### Material supplied
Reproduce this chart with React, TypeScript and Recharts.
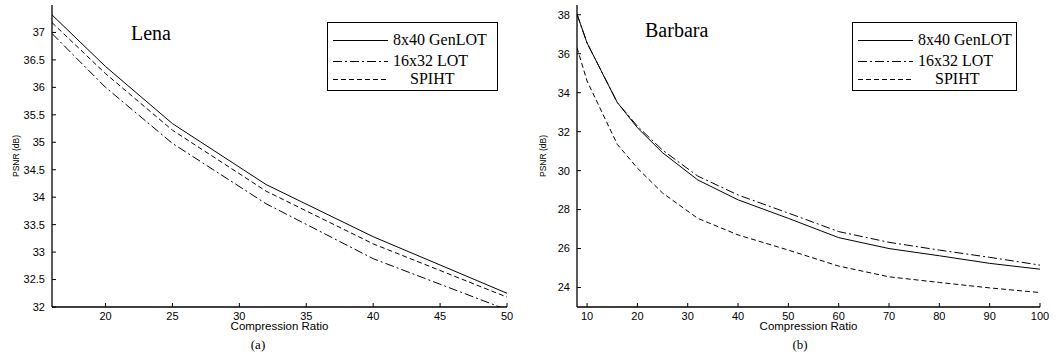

--

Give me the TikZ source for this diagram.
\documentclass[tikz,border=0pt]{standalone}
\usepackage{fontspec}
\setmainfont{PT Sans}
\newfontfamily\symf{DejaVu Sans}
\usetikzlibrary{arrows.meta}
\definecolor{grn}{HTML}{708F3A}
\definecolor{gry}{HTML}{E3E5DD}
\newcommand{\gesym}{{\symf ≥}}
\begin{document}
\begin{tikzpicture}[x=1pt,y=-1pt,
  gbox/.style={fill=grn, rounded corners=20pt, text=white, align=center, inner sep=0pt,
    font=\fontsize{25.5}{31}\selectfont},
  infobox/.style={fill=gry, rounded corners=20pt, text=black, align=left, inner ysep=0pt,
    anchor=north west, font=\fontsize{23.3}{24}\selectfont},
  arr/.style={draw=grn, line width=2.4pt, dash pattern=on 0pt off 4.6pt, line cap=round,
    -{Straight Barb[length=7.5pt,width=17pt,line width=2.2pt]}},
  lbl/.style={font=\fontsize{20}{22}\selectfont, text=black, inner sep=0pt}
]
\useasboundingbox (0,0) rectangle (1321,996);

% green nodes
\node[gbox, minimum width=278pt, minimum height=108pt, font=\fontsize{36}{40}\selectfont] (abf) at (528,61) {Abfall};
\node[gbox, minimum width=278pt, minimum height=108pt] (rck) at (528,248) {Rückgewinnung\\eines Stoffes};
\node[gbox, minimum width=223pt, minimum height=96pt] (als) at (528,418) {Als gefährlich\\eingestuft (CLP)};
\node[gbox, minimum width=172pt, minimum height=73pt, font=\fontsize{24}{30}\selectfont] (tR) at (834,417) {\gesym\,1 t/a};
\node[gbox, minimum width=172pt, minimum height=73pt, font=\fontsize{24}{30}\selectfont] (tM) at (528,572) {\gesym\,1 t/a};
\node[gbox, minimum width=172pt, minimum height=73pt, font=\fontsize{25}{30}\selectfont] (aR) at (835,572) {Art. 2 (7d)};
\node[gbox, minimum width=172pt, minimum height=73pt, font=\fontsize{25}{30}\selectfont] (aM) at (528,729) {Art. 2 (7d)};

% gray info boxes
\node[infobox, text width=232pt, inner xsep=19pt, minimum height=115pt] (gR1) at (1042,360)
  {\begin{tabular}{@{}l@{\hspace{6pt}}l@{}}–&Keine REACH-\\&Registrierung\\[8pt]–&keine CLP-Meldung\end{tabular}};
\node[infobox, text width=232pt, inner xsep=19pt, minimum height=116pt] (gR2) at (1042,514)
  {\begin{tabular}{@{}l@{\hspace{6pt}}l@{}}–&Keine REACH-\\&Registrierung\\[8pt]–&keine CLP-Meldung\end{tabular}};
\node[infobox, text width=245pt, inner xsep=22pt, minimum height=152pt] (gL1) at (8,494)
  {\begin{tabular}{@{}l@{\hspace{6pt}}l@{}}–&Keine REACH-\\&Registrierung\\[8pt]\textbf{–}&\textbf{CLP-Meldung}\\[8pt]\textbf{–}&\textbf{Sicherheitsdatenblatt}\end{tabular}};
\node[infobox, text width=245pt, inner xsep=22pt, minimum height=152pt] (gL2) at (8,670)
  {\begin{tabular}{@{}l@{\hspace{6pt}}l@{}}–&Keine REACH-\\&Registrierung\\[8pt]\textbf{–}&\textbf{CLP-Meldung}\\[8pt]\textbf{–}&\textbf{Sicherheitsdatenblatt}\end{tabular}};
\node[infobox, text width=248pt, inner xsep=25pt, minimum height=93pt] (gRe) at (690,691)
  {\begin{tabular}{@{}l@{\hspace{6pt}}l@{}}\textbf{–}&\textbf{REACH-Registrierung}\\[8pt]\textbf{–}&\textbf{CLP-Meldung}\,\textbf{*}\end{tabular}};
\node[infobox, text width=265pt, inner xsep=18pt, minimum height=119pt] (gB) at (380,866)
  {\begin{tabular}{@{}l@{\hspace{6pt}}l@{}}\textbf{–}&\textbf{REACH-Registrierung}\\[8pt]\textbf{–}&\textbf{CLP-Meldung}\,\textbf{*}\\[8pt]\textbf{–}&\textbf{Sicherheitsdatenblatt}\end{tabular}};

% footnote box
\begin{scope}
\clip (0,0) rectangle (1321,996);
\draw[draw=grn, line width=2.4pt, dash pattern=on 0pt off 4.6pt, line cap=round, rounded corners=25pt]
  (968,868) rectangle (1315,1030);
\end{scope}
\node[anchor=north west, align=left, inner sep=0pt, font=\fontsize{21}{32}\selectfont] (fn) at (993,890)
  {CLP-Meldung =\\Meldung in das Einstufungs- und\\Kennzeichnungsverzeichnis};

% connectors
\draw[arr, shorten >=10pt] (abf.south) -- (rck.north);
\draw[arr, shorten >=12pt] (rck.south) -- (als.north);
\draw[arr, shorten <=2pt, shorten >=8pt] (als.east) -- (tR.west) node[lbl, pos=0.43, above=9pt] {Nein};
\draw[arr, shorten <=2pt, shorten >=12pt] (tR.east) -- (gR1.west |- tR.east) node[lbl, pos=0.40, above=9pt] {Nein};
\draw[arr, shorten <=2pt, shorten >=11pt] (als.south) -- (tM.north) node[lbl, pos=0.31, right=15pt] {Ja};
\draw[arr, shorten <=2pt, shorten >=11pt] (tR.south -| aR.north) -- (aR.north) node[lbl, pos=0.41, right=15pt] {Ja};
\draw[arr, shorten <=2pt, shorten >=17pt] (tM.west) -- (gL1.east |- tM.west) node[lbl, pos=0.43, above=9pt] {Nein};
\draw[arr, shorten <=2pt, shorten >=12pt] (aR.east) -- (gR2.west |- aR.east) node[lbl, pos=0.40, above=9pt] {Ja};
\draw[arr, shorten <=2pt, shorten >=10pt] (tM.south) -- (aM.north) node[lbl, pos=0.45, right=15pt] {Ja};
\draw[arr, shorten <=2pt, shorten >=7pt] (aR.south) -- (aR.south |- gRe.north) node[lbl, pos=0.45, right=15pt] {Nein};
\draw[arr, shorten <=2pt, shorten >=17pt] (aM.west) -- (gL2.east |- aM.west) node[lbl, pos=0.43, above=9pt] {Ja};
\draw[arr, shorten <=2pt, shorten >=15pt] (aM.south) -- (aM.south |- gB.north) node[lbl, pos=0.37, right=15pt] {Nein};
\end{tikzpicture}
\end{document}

### Problem to solve
The lines above from the one containing "Give me the TikZ source for this diagram." through the one containing "(aM) at (528,729)" are to be set down exactly, and no others.

### Answer
Give me the TikZ source for this diagram.
\documentclass[tikz,border=0pt]{standalone}
\usepackage{fontspec}
\setmainfont{PT Sans}
\newfontfamily\symf{DejaVu Sans}
\usetikzlibrary{arrows.meta}
\definecolor{grn}{HTML}{708F3A}
\definecolor{gry}{HTML}{E3E5DD}
\newcommand{\gesym}{{\symf ≥}}
\begin{document}
\begin{tikzpicture}[x=1pt,y=-1pt,
  gbox/.style={fill=grn, rounded corners=20pt, text=white, align=center, inner sep=0pt,
    font=\fontsize{25.5}{31}\selectfont},
  infobox/.style={fill=gry, rounded corners=20pt, text=black, align=left, inner ysep=0pt,
    anchor=north west, font=\fontsize{23.3}{24}\selectfont},
  arr/.style={draw=grn, line width=2.4pt, dash pattern=on 0pt off 4.6pt, line cap=round,
    -{Straight Barb[length=7.5pt,width=17pt,line width=2.2pt]}},
  lbl/.style={font=\fontsize{20}{22}\selectfont, text=black, inner sep=0pt}
]
\useasboundingbox (0,0) rectangle (1321,996);

% green nodes
\node[gbox, minimum width=278pt, minimum height=108pt, font=\fontsize{36}{40}\selectfont] (abf) at (528,61) {Abfall};
\node[gbox, minimum width=278pt, minimum height=108pt] (rck) at (528,248) {Rückgewinnung\\eines Stoffes};
\node[gbox, minimum width=223pt, minimum height=96pt] (als) at (528,418) {Als gefährlich\\eingestuft (CLP)};
\node[gbox, minimum width=172pt, minimum height=73pt, font=\fontsize{24}{30}\selectfont] (tR) at (834,417) {\gesym\,1 t/a};
\node[gbox, minimum width=172pt, minimum height=73pt, font=\fontsize{24}{30}\selectfont] (tM) at (528,572) {\gesym\,1 t/a};
\node[gbox, minimum width=172pt, minimum height=73pt, font=\fontsize{25}{30}\selectfont] (aR) at (835,572) {Art. 2 (7d)};
\node[gbox, minimum width=172pt, minimum height=73pt, font=\fontsize{25}{30}\selectfont] (aM) at (528,729) {Art. 2 (7d)};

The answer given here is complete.